We do have analytics that run over here. So the astute observer might say, well, how does your analytics run over data if there's no policy asking the user agent or asking the endpoint to provide some of that data as part of the proof to actually proceed with an access attempt? And so, the idea there is actually...so we have actions, you know, allow and deny. Those are kind of obvious, but we also have something called monitor.
So, monitor is like, "Hey, whenever this condition is met, I just want you to shoot a little packet of SIEM data about the environment that generated that condition up to the cloud." And so, that ends up useful for policy writers to kind of really interrogate the security posture of their devices without shutting down access, right?
Because it turns out when we show up to most organizations, they already have business, they already have operations.
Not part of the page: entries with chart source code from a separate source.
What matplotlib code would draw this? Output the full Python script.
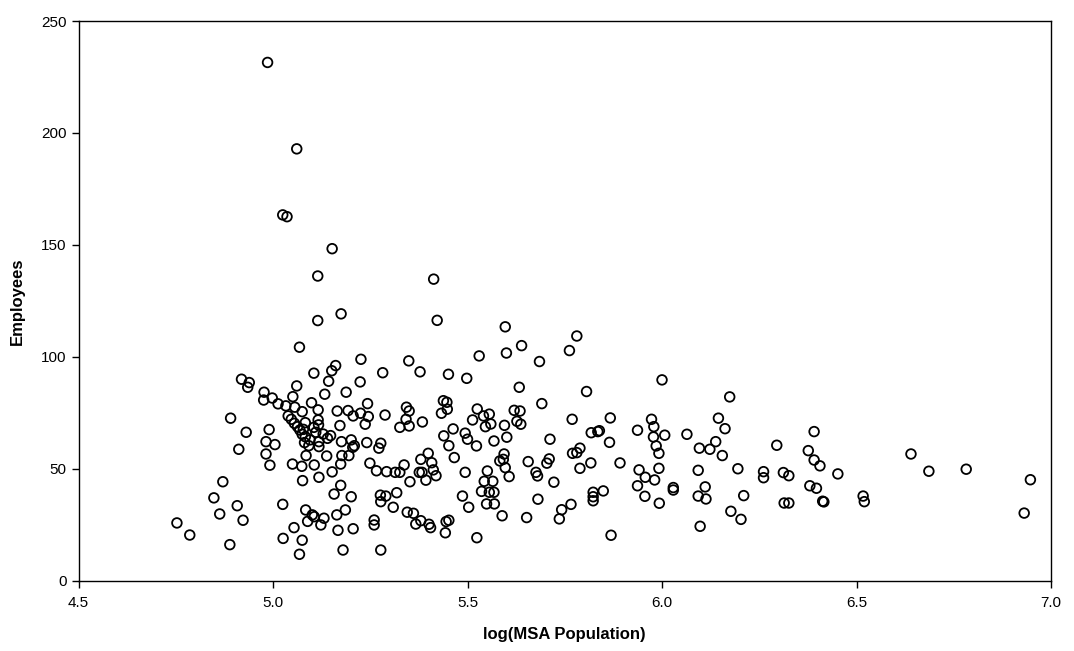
import matplotlib
matplotlib.use("Agg")
import matplotlib.pyplot as plt

# values
log_pop = [
    4.986, 5.061, 5.025, 5.036, 5.152, 5.115, 5.413, 5.115, 5.175, 5.422,
    4.919, 4.939, 4.935, 4.977, 4.976, 4.998, 5.013, 4.891, 4.931, 4.990,
    4.982, 5.005, 4.912, 4.982,
    4.992, 4.871, 4.848, 4.908, 4.863, 4.923, 4.753, 4.786, 4.889, 5.025, 5.026,
    5.068, 5.226, 5.349, 5.161, 5.151, 5.105, 5.282, 5.143, 5.224, 5.061,
    5.133, 5.188, 5.051, 5.033, 5.056, 5.099, 5.075, 5.116, 5.243, 5.165,
    5.193, 5.225, 5.245, 5.206, 5.288, 5.326, 5.039, 5.047, 5.055, 5.116,
    5.117, 5.237, 5.172, 5.063, 5.069, 5.078, 5.083, 5.075, 5.083, 5.105,
    5.110, 5.148, 5.140, 5.129, 5.081, 5.092, 5.095, 5.118, 5.118, 5.176,
    5.201, 5.209, 5.205, 5.241, 5.277, 5.272, 5.085, 5.138, 5.177, 5.195,
    5.050, 5.074, 5.106, 5.174, 5.249, 5.266, 5.292, 5.314, 5.326, 5.337,
    5.076, 5.118, 5.152, 5.174, 5.157, 5.201, 5.276, 5.290, 5.277, 5.318,
    5.309, 5.084, 5.101, 5.106, 5.131, 5.089, 5.123, 5.164, 5.186, 5.054,
    5.075, 5.068, 5.167, 5.206, 5.260, 5.260, 5.180, 5.277,
    5.597, 5.530, 5.600, 5.639, 5.685, 5.378, 5.451, 5.498, 5.633, 5.691,
    5.438, 5.447, 5.448, 5.433, 5.343, 5.350, 5.342, 5.350, 5.384, 5.525,
    5.541, 5.556, 5.513, 5.546, 5.560, 5.620, 5.635, 5.627, 5.637, 5.595,
    5.463, 5.439, 5.494, 5.500, 5.601, 5.568, 5.712, 5.452, 5.523, 5.399,
    5.466, 5.380, 5.408, 5.352, 5.376, 5.383, 5.412, 5.419, 5.393, 5.494,
    5.594, 5.583, 5.592, 5.597, 5.607, 5.551, 5.543, 5.565, 5.536, 5.556,
    5.568, 5.487, 5.503, 5.549, 5.569, 5.589, 5.656, 5.704, 5.710, 5.676,
    5.680, 5.722, 5.681, 5.652, 5.345, 5.361, 5.367, 5.380, 5.401, 5.405,
    5.445, 5.452, 5.443, 5.524,
    5.781, 5.762, 6.000, 5.806, 6.174, 5.769, 5.867, 5.973, 5.979, 6.145,
    6.162, 5.818, 5.835, 5.839, 5.937, 6.007, 5.978, 6.064, 5.865, 6.138,
    5.985, 6.096, 6.123,
    5.992, 6.155, 5.770, 5.781, 5.789, 5.789, 5.817, 5.892, 5.941, 5.957,
    5.981, 5.992, 5.937, 5.956, 5.993, 6.029, 6.029, 6.093, 6.195, 6.111,
    6.093, 6.113, 6.210, 6.177, 6.203, 6.098, 5.849, 5.823, 5.823, 5.823,
    5.766, 5.742, 5.736, 5.869,
    6.391, 6.295, 6.376, 6.391, 6.406, 6.452, 6.640, 6.686, 6.782, 6.947,
    6.931, 6.261, 6.261, 6.312, 6.326, 6.380, 6.397, 6.314, 6.326, 6.413,
    6.416, 6.517, 6.520,
]
employees = [
    231.5, 192.9, 163.4, 162.6, 148.3, 136.1, 134.7, 116.2, 119.2, 116.3,
    90.0, 88.5, 86.4, 84.2, 80.7, 81.6, 79.0, 72.6, 66.3, 67.5,
    62.1, 60.8, 58.7, 56.6,
    51.6, 44.2, 37.0, 33.5, 29.8, 27.0, 25.8, 20.4, 16.1, 34.1, 18.9,
    104.3, 98.9, 98.2, 96.1, 93.8, 92.7, 92.9, 89.1, 88.8, 87.0,
    83.3, 84.2, 82.2, 78.1, 77.5, 79.5, 75.5, 76.3, 79.1, 75.8,
    76.0, 74.8, 73.3, 73.6, 74.0, 68.5, 73.6, 72.1, 70.3, 71.8,
    69.6, 69.9, 69.3, 68.8, 67.3, 67.6, 70.6, 65.4, 64.3, 68.5,
    66.3, 64.8, 63.6, 65.5, 61.7, 60.3, 62.9, 62.1, 59.9, 62.1,
    62.9, 60.3, 59.6, 61.7, 61.4, 59.2, 55.9, 55.7, 55.9, 55.9,
    52.1, 51.1, 51.7, 52.1, 52.5, 49.1, 48.7, 48.4, 48.4, 51.7,
    44.7, 46.2, 48.6, 42.6, 38.7, 37.5, 38.2, 37.8, 35.3, 39.3,
    32.8, 31.6, 29.4, 28.6, 27.9, 26.5, 24.9, 29.4, 31.6, 23.7,
    18.1, 11.8, 22.5, 23.2, 27.1, 24.9, 13.7, 13.7,
    113.4, 100.4, 101.7, 105.0, 97.9, 93.3, 92.2, 90.4, 86.4, 79.1,
    80.4, 79.7, 76.6, 74.8, 77.5, 75.8, 72.1, 69.1, 70.9, 76.7,
    73.6, 74.4, 71.8, 68.8, 70.0, 76.1, 75.8, 71.2, 69.9, 69.4,
    67.8, 64.7, 65.9, 63.2, 64.1, 62.4, 63.2, 60.3, 60.2, 56.9,
    55.0, 54.2, 52.7, 44.2, 48.4, 48.4, 49.5, 46.9, 44.9, 48.4,
    56.6, 53.5, 54.2, 50.5, 46.5, 49.0, 44.4, 44.4, 39.9, 39.5,
    39.5, 37.8, 32.8, 34.3, 34.3, 29.0, 53.2, 52.5, 54.4, 48.4,
    46.8, 44.0, 36.4, 28.2, 30.6, 30.1, 25.3, 26.8, 25.2, 23.7,
    26.4, 27.0, 21.4, 19.2,
    109.3, 102.8, 89.7, 84.5, 82.1, 72.1, 72.7, 72.1, 68.8, 72.6,
    67.9, 66.1, 66.6, 67.0, 67.2, 65.0, 64.2, 65.4, 61.8, 62.1,
    60.2, 59.2, 58.7,
    56.9, 55.9, 56.9, 57.2, 59.2, 50.2, 52.6, 52.6, 49.5, 46.2,
    45.0, 50.2, 42.4, 37.7, 34.6, 41.6, 40.5, 49.3, 50.0, 41.9,
    37.8, 36.5, 38.0, 31.0, 27.4, 24.3, 40.1, 39.5, 37.5, 35.7,
    34.1, 31.7, 27.6, 20.3,
    66.6, 60.5, 58.1, 53.9, 51.3, 47.7, 56.6, 48.9, 49.8, 45.1,
    30.2, 48.7, 46.0, 48.3, 46.9, 42.4, 41.3, 34.7, 34.7, 35.5,
    35.2, 37.8, 35.3,
]
x_ticks = [4.5, 5.0, 5.5, 6.0, 6.5, 7.0]
y_ticks = [0, 50, 100, 150, 200, 250]

plt.rcParams['font.family'] = ['Liberation Sans', 'DejaVu Sans']

fig = plt.figure(figsize=(10.74, 6.51), dpi=100)
ax = fig.add_axes([0.0731, 0.108, 0.9055, 0.8597])

ax.scatter(log_pop, employees, s=48, facecolors='none', edgecolors='black',
           linewidths=1.3, clip_on=False, zorder=3)

ax.set_xlim(4.5, 7.0)
ax.set_ylim(0, 250)
ax.set_xticks(x_ticks)
ax.set_xticklabels([f"{t:.1f}" for t in x_ticks])
ax.set_yticks(y_ticks)
ax.tick_params(direction='out', length=5, width=1, labelsize=11, colors='black')
ax.tick_params(axis='x', pad=6)
for sp in ax.spines.values():
    sp.set_linewidth(1)
    sp.set_color('black')

ax.set_xlabel("log(MSA Population)", fontsize=12, fontweight='bold', labelpad=12)
ax.set_ylabel("Employees", fontsize=12, fontweight='bold', labelpad=12)

fig.savefig("out.png", dpi=100)
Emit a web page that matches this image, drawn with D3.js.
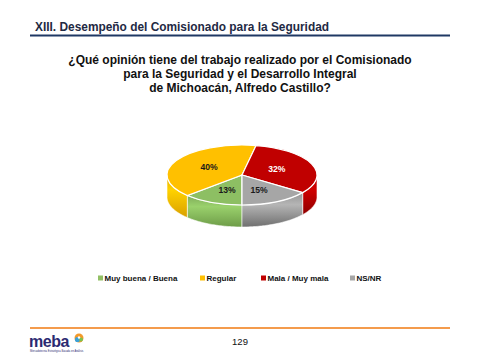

It's also useful for analytics. Analytics can build what's called a requirement set of rules with monitor. So when you load an analytic, it essentially loads its monitor rules into policy. So then we get that data and the right data for analytics to actually fire. So we've now kind of connected the loop with policy. The next step is we'll talk a little bit more about, well, what does policy actually look like and how do you write policy?
But this kind of concludes the section on how does the architectural function? How does it actually perform? And again, the key concepts, we have this platform authenticator. The platform authenticator truly is universal. It works on any operating system and any secure enclave technology. It's based on this iterative proof concept with our policy engine.
The idea being is we only collect the data that you decide is necessary to really answer this question over here. Based on the operation someone's trying to conduct, what level of proof do they need to present about their identity and their resource? Or another way of internalizing that question, are the security controls I would expect at place on the device initiating the transaction relative to what the transaction is?
Much more of kind of a Zero Trust way of just cutting to the heart of the problem.